A comparative dose-related response of several key pro- and antiinflammatory mediators in the lungs of rats, mice, and hamsters after subchronic inhalation of carbon black.

Procter & Gamble Company, Cincinnati, Ohio 45217, USA.
Journal of Occupational and Environmental Medicine (Impact Factor: 1.8). 01/2007; 48(12):1265-78. DOI: 10.1097/01.jom.0000230489.06025.14
Source: PubMed

ABSTRACT The objective of this study was to investigate mechanisms underlying species specificity in particle-induced lung inflammation.
Rats, mice, and hamsters exposed to air, 1, 7, or 50 mg/m3 of carbon black for 13 weeks were killed at 1 day, 3 months, and 11 months after exposure. Bronchoalveolar lavage was performed and characterized for cell number, cell type, reactive oxygen and nitrogen species, and cytokine levels.

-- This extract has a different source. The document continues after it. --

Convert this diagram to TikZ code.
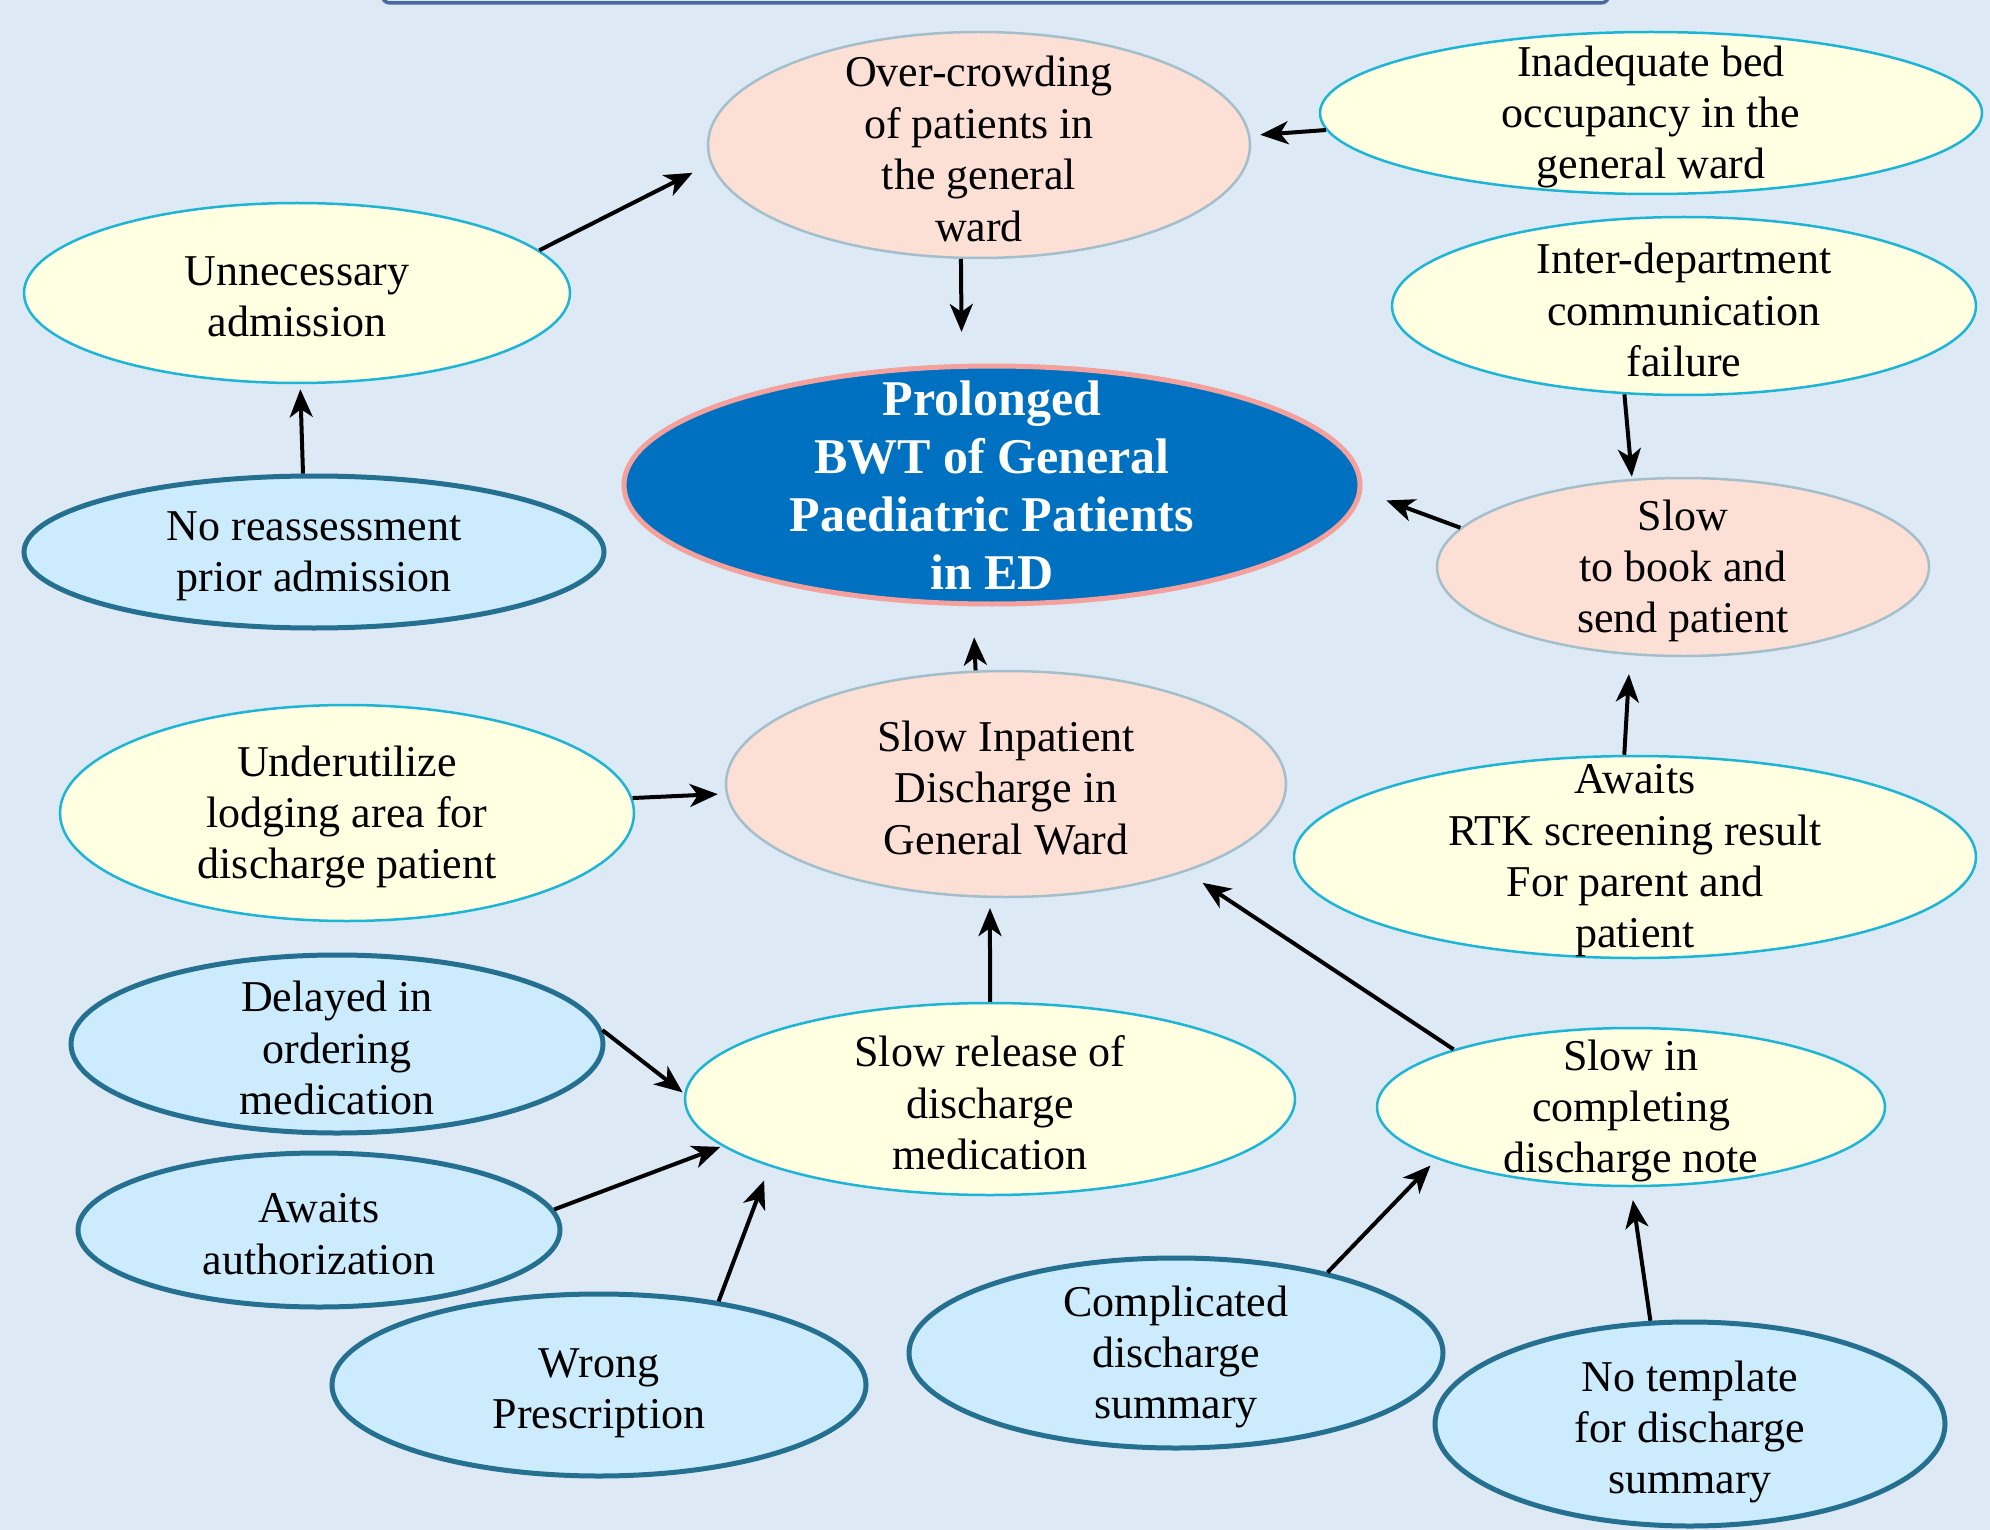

Ex vivo mutational analysis of inflammatory cells was evaluated by coincubating with lung epithelial cells. Lung tissue was evaluated for gene expression of various antiinflammatory mediators.
There was a dose- and time-related effect with all the parameters. Rats demonstrated greater propensity for generating a proinflammatory response, whereas mice and hamsters demonstrated an increased antiinflammatory response.
These differences in pro- and antiinflammatory responses may contribute to the apparent species differences in inflammation and tumorigenesis.